I situate Chacón’s Indigenous Cosmolectics within the context of this other academic work in order to demonstrate how her book’s approach not only is theoretical but also plays an important part in broader interventions within the field. Indeed, drawing on the work of Kamau Brathwaite, Chacón coined the term “cosmolectics” as a way of describing “the fundamental role that the cosmos and history, sacred writing and poetry, nature and spirituality as well as glyphs and memory play in articulating Maya and Zapotec ontologies” (12). She then proposes that we understand kab’awil, a kind of double vision originally associated with planets in retrograde, as a “foundational cosmolectics” that transcends national histories of conquest and colonization and therefore offers a framework from which to better understand the literary production of Maya and Zapotec authors. As she does so, Chacón deftly connects kab’awil to “double-consciousness” while grounding its genealogy and use in documents from the so-called Dresden Codex and the K’iche’ Maya Popol wuj to the production of contemporary Indigenous intellectuals in Mesoamerica.
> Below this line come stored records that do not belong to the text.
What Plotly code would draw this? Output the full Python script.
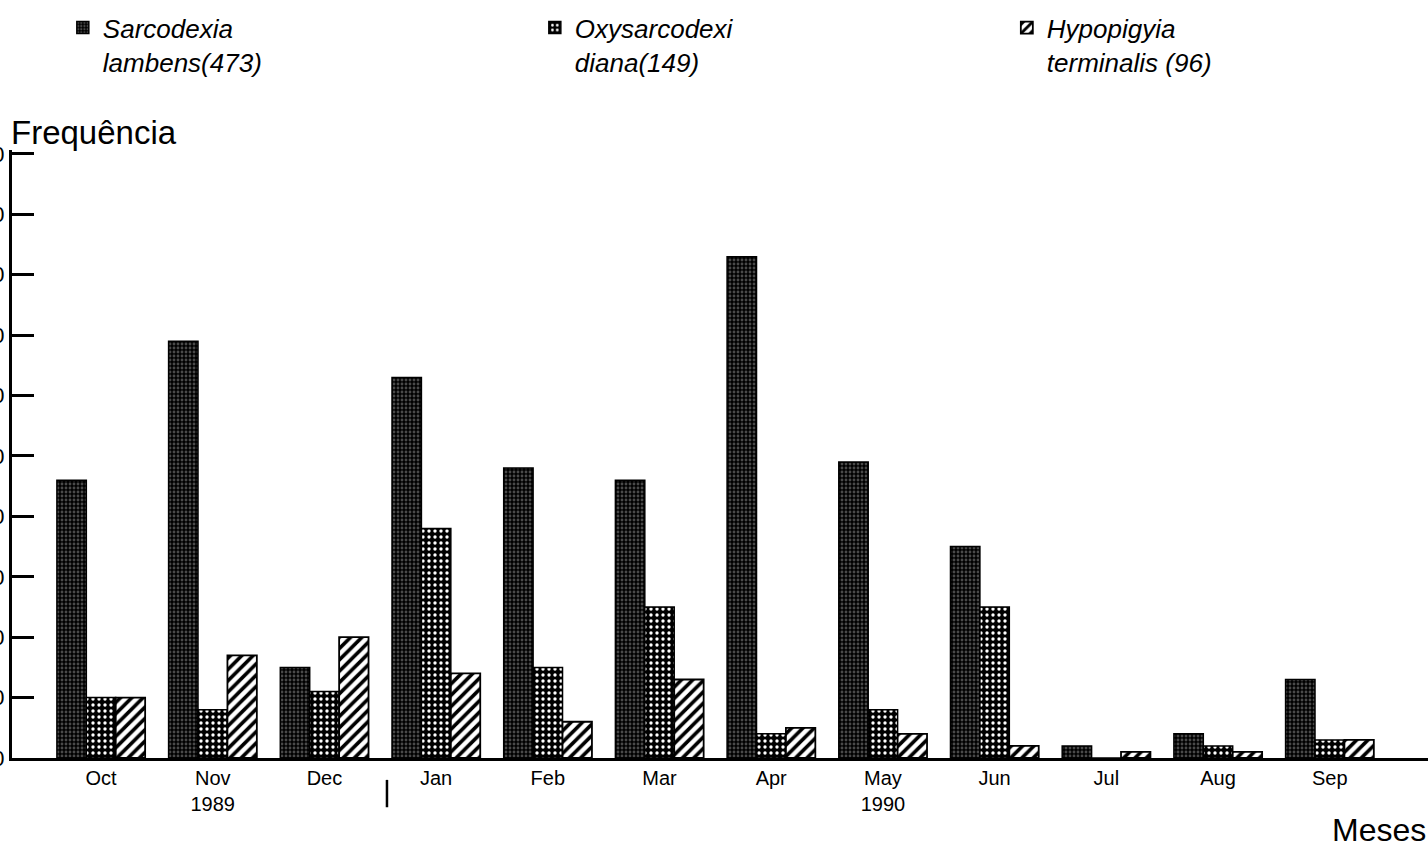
import plotly.graph_objects as go

# ---- data ----
months = ["Oct", "Nov<br>1989", "Dec", "Jan", "Feb", "Mar", "Apr",
          "May<br>1990", "Jun", "Jul", "Aug", "Sep"]
sarcodexia = [46, 69, 15, 63, 48, 46, 83, 49, 35, 2, 4, 13]
oxysarcodexia = [10, 8, 11, 38, 15, 25, 4, 8, 25, 0, 2, 3]
hypopigyia = [10, 17, 20, 14, 6, 13, 5, 4, 2, 1, 1, 3]
series_names = ["<i>Sarcodexia<br>lambens(473)</i>",
                "<i>Oxysarcodexi<br>diana(149)</i>",
                "<i>Hypopigyia<br>terminalis (96)</i>"]
y_ticks = [0, 10, 20, 30, 40, 50, 60, 70, 80, 90, 100]

FONT = "Liberation Sans, Arial, sans-serif"

fig = go.Figure()
fig.add_trace(go.Bar(
    x=months, y=sarcodexia, name=series_names[0],
    marker=dict(color="#000000", line=dict(color="black", width=1.5),
                pattern=dict(shape=".", fgcolor="#4a4a4a", bgcolor="#000000",
                             size=4, solidity=0.4, fillmode="replace")),
))
fig.add_trace(go.Bar(
    x=months, y=oxysarcodexia, name=series_names[1],
    marker=dict(color="#000000", line=dict(color="black", width=1.5),
                pattern=dict(shape=".", fgcolor="#ffffff", bgcolor="#000000",
                             size=6, solidity=0.25, fillmode="replace")),
))
fig.add_trace(go.Bar(
    x=months, y=hypopigyia, name=series_names[2],
    marker=dict(color="#ffffff", line=dict(color="black", width=1.8),
                pattern=dict(shape="/", fgcolor="#000000", bgcolor="#ffffff",
                             size=8, solidity=0.45, fillmode="replace")),
))

fig.update_layout(
    width=1428, height=844, autosize=False,
    margin=dict(l=12, r=0, t=150, b=86, pad=0),
    paper_bgcolor="white", plot_bgcolor="white",
    barmode="group", bargap=0.21, bargroupgap=0,
    font=dict(family=FONT, color="black"),
    showlegend=True,
    legend=dict(orientation="h", xref="container", yref="container",
                x=0.044, y=0.995, xanchor="left", yanchor="top",
                entrywidth=427, entrywidthmode="pixels",
                font=dict(size=26, family=FONT), valign="top",
                bgcolor="rgba(0,0,0,0)", traceorder="normal"),
    xaxis=dict(type="category", range=[-0.797, 11.88], showline=True,
               linecolor="black", linewidth=3, ticks="", showgrid=False,
               zeroline=False, automargin=False, ticklabelstandoff=0,
               tickfont=dict(size=20, family=FONT)),
    yaxis=dict(range=[0, 100.66], showline=True, linecolor="black",
               linewidth=3, ticks="inside", ticklen=22, tickwidth=2.5,
               tickcolor="black", tickvals=y_ticks,
               ticktext=[str(v) for v in y_ticks], showgrid=False,
               zeroline=False, automargin=False,
               tickfont=dict(size=22, family=FONT)),
    annotations=[
        dict(text="Frequência", xref="paper", yref="paper", x=0, y=1.0296,
             xanchor="left", yanchor="middle", showarrow=False, xshift=-3,
             font=dict(size=33, family=FONT)),
        dict(text="Meses", xref="paper", yref="paper", x=1.0, y=-0.118,
             xanchor="right", yanchor="middle", showarrow=False,
             font=dict(size=32, family=FONT)),
    ],
    shapes=[
        dict(type="line", xref="x", yref="paper", x0=2.56, x1=2.56,
             y0=-0.036, y1=-0.081, line=dict(color="black", width=2.5)),
    ],
)

fig.write_html("out.html", config={"displayModeBar": False},
               post_script="document.body.style.margin='0';")
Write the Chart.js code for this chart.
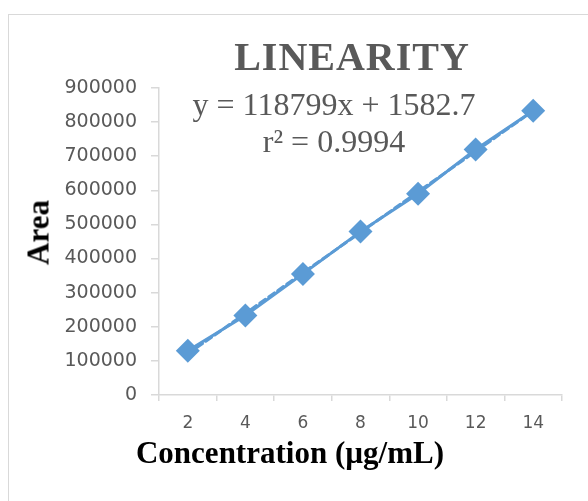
<!DOCTYPE html>
<html>
<head>
<meta charset="utf-8">
<script src="https://cdn.jsdelivr.net/npm/chart.js@4"></script>
<style>
  html, body { margin: 0; padding: 0; background: #fff; }
  body { width: 588px; height: 501px; overflow: hidden; position: relative; }
  #frame { position: absolute; left: 8px; top: 14px; width: 700px; height: 700px; border: 1px solid #d9d9d9; }
  #chart { position: absolute; left: 0; top: 0; }
  .txt { position: absolute; font-family: "Liberation Serif", "Times New Roman", serif; color: #595959; text-align: center; white-space: nowrap; }
  #title { left: 152px; width: 400px; top: 37px; font-size: 40px; line-height: 40px; font-weight: bold; letter-spacing: 1px; }
  #eq { left: 134px; width: 400px; top: 86px; font-size: 32px; line-height: 37px; }
  .axis-title { color: #000; font-weight: bold; font-size: 31px; line-height: 31px; height: 31px; }
  #xtitle { left: 90px; width: 400px; top: 437px; }
  #ytitle { left: -12px; width: 100px; top: 217px; transform: rotate(-90deg); }
</style>
</head>
<body>
<div id="frame"></div>
<canvas id="chart" width="588" height="501"></canvas>
<div id="title" class="txt">LINEARITY</div>
<div id="eq" class="txt">y = 118799x + 1582.7<br>r² = 0.9994</div>
<div id="xtitle" class="txt axis-title">Concentration (µg/mL)</div>
<div id="ytitle" class="txt axis-title">Area</div>
<script>
// data
const concentrations = ['2', '4', '6', '8', '10', '12', '14'];
const areas = [130000, 233000, 355000, 479000, 590000, 720000, 833000];
// linear trendline y = 118799x + 1582.7 (x = point index 1..7)
const trendValues = [120382, 239181, 357980, 476779, 595578, 714377, 833176];
const yTicks = [0, 100000, 200000, 300000, 400000, 500000, 600000, 700000, 800000, 900000];

const blue = '#5b9bd5';
const axisGrey = '#d9d9d9';
const labelGrey = '#595959';

const ctx = document.getElementById('chart').getContext('2d');
const chart = new Chart(ctx, {
  type: 'line',
  data: {
    labels: concentrations,
    datasets: [
      {
        label: 'Area',
        data: areas,
        borderColor: blue,
        backgroundColor: blue,
        borderWidth: 3,
        tension: 0,
        pointStyle: 'rectRot',
        pointRadius: 12,
        pointBorderWidth: 0,
        pointBackgroundColor: blue
      },
      {
        label: 'Linear (Area)',
        data: trendValues,
        borderColor: blue,
        borderWidth: 3,
        borderDash: [7, 4],
        borderCapStyle: 'round',
        tension: 0,
        pointRadius: 0
      }
    ]
  },
  options: {
    responsive: false,
    animation: false,
    layout: { padding: { top: 88, right: 26, left: 0, bottom: 0 } },
    plugins: { legend: { display: false }, tooltip: { enabled: false } },
    scales: {
      x: {
        type: 'category',
        offset: true,
        afterFit: s => { s.height = 106; },
        grid: { offset: true, drawOnChartArea: false, drawTicks: true, tickLength: 6, color: axisGrey, lineWidth: 1.5 },
        border: { display: true, color: axisGrey, width: 1.5 },
        ticks: { color: labelGrey, padding: 12, font: { family: 'DejaVu Sans', size: 17 } }
      },
      y: {
        min: 0,
        max: 900000,
        afterFit: s => { s.width = 159; },
        afterBuildTicks: s => { s.ticks = yTicks.map(v => ({ value: v })); },
        grid: { drawOnChartArea: false, drawTicks: true, tickLength: 8, color: axisGrey, lineWidth: 1.5 },
        border: { display: true, color: axisGrey, width: 1.5 },
        ticks: { color: labelGrey, padding: 14, font: { family: 'DejaVu Sans', size: 19 }, callback: v => String(v) }
      }
    }
  }
});
</script>
</body>
</html>
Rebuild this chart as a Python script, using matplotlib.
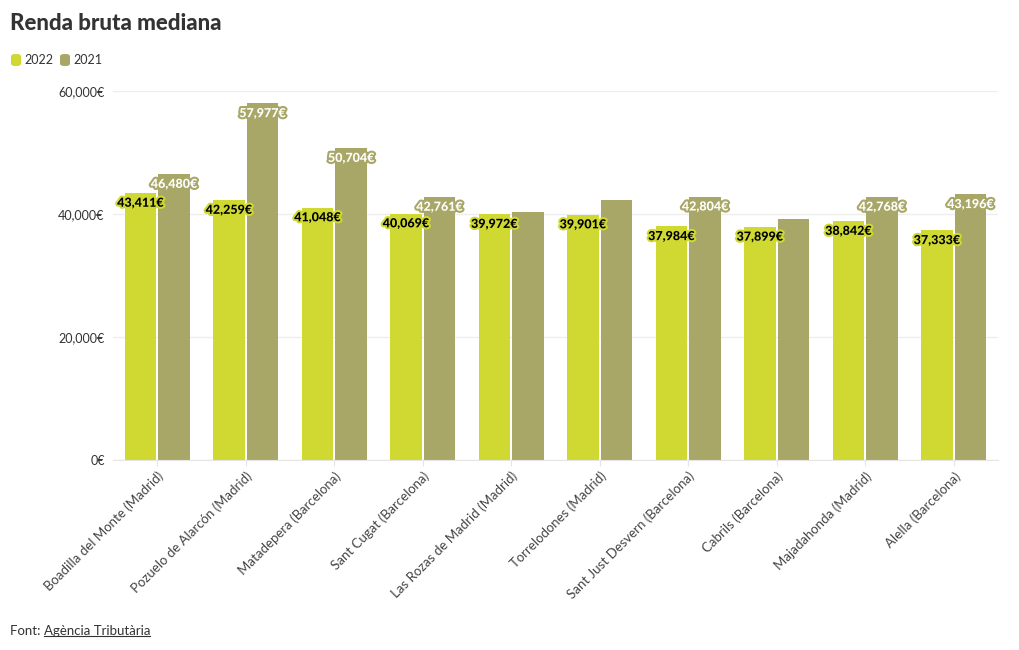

The book’s five chapters then use cosmolectics and kab’awil as analytical tools to home in on how Zapotec and Maya authors use kab’awilian [End Page 161] strategies to negotiate the ever-shifting terrains of power in which they write. The first of these, “Literature and Power in Mesoamerica,” makes use of these terrains to demonstrate how colonial-era texts “originated in a complex grammar dependent on an array of oral performances and language representation” (30). These texts and their use of kab’awil enable contemporary writers “to defy temporality and periodization of Maya and Zapotec literature as new” (44). The following chapter, “The Formation of the Contemporary Mesoamerican Author,” provides a keen analysis of how selected Indigenous authors from the region negotiate a move from an anthropological/ethnographic gaze toward one that asserts a sense of literary creativity on the national and international stages. “Indigenous Women, Poetry, and the Double Gaze” in turn addresses the specific challenges faced by female Zapotec and Maya poets as they assume a “critical posture . . . in relationship to the past and present, tradition and innovation, as well as sexuality and reproduction” (69). “Contemporary Maya Women’s Theater” takes many of the premises of the previous chapter even further to underscore how groups such as Fortaleza de la Mujer Maya (FOMMA) and Ajchowen bring interrogations of gender relations and racist economic structures to the stage, short-circuiting the power of the written word via performance. Chapter 5 focuses on Zapotec and Maya novels, in particular those by Javier Castellanos Martínez and Marisol “Sol” Ceh Moo, and how authors use language’s expansive, heteroglossic potential to create works that critique contemporary national formations.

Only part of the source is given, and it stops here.